----- GIVEN ENTRIES

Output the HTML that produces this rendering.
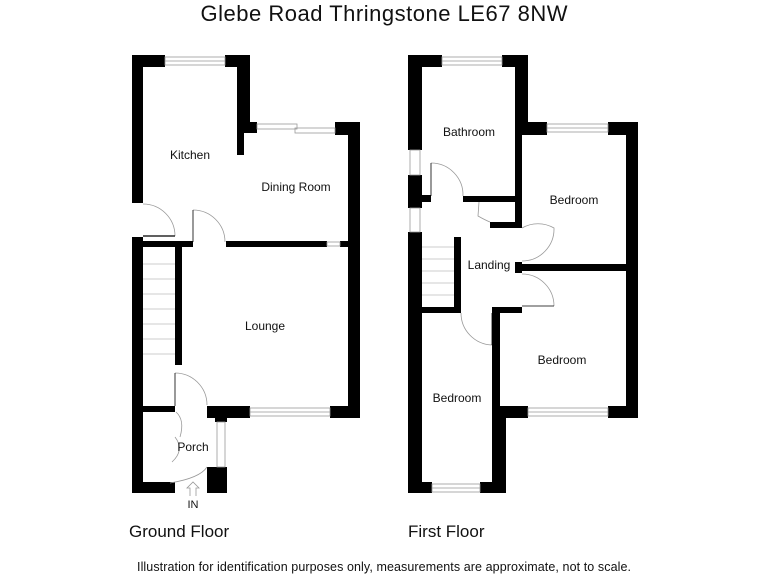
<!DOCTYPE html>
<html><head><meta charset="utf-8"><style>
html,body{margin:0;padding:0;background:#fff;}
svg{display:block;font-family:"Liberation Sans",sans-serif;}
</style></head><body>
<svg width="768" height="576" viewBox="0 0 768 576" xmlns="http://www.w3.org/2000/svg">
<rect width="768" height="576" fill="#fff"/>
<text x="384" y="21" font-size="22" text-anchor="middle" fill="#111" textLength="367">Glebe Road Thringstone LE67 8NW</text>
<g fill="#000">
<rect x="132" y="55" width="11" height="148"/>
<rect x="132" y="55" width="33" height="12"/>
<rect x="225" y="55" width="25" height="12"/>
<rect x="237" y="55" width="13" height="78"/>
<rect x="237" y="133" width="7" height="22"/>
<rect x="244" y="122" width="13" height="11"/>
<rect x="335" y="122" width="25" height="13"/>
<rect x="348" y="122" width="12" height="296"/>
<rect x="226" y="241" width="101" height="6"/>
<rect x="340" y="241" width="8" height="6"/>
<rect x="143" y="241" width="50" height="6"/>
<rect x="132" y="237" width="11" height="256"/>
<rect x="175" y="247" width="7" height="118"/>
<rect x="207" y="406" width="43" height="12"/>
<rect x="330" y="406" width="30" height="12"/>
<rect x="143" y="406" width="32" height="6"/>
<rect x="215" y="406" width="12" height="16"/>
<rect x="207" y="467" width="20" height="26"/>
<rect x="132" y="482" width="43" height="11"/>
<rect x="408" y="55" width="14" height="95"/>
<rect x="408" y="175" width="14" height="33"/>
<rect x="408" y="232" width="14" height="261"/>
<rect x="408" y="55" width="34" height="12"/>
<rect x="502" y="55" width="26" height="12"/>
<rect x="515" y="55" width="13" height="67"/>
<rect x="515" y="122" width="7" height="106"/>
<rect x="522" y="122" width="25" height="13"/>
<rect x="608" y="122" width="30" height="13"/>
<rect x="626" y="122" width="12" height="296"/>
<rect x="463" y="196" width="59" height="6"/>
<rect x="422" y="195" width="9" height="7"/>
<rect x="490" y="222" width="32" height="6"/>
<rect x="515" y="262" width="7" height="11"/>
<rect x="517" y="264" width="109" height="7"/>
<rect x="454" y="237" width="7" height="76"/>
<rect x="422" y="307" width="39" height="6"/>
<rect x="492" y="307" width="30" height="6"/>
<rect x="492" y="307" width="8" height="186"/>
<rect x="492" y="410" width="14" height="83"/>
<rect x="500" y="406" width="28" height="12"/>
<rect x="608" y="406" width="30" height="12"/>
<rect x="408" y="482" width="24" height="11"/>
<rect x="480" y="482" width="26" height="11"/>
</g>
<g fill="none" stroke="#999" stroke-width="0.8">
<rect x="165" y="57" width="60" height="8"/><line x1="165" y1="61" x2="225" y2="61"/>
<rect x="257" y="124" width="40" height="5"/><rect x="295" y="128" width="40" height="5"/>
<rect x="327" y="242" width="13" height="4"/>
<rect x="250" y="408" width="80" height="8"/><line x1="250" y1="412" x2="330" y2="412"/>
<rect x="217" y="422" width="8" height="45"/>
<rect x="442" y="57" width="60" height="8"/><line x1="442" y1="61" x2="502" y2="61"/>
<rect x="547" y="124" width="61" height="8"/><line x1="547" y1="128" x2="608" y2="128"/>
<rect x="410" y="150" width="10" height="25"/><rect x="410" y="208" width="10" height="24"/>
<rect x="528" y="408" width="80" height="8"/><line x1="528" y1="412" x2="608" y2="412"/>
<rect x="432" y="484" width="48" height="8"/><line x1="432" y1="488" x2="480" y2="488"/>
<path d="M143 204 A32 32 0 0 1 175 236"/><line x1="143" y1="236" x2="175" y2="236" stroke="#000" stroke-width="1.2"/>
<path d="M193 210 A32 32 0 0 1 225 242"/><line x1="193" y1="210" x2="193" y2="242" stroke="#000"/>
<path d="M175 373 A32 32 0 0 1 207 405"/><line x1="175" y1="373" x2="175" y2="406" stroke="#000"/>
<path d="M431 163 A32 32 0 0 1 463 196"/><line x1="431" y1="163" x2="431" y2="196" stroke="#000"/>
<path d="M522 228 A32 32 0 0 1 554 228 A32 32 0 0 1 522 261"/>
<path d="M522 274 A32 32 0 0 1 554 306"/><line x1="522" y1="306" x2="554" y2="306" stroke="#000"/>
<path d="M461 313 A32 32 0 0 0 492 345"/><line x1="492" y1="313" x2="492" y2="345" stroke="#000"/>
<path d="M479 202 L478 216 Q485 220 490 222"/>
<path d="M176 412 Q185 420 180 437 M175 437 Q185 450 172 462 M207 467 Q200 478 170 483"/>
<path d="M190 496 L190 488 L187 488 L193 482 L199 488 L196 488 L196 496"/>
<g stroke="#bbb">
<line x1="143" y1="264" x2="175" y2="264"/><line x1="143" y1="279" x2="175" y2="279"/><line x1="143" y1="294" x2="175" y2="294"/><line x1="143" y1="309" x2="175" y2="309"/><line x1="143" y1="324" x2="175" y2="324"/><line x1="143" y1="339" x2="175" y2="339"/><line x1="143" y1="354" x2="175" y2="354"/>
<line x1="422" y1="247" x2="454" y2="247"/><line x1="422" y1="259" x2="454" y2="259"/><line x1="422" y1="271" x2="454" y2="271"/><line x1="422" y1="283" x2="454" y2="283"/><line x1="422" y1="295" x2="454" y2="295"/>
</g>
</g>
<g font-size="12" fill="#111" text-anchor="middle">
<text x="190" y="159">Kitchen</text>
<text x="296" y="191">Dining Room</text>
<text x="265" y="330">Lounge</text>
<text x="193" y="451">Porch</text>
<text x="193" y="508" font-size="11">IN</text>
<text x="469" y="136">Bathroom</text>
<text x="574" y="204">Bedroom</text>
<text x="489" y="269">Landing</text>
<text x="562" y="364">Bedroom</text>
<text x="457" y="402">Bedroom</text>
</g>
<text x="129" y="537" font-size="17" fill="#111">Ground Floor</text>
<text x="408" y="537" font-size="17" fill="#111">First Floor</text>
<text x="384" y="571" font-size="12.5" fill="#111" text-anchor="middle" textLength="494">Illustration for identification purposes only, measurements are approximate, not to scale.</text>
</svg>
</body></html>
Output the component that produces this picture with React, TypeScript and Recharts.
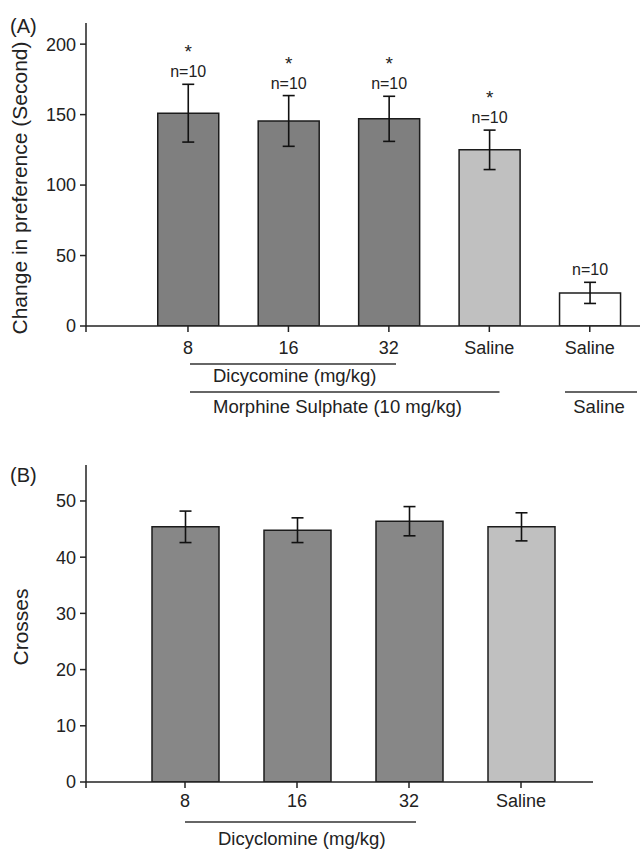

----------

### GOAL:
Select all lines in the listing that include the word "Output".

### RESULT OF THE TASK:
Output the HTML that produces this rendering.
Output the component that produces this picture with React, TypeScript and Recharts.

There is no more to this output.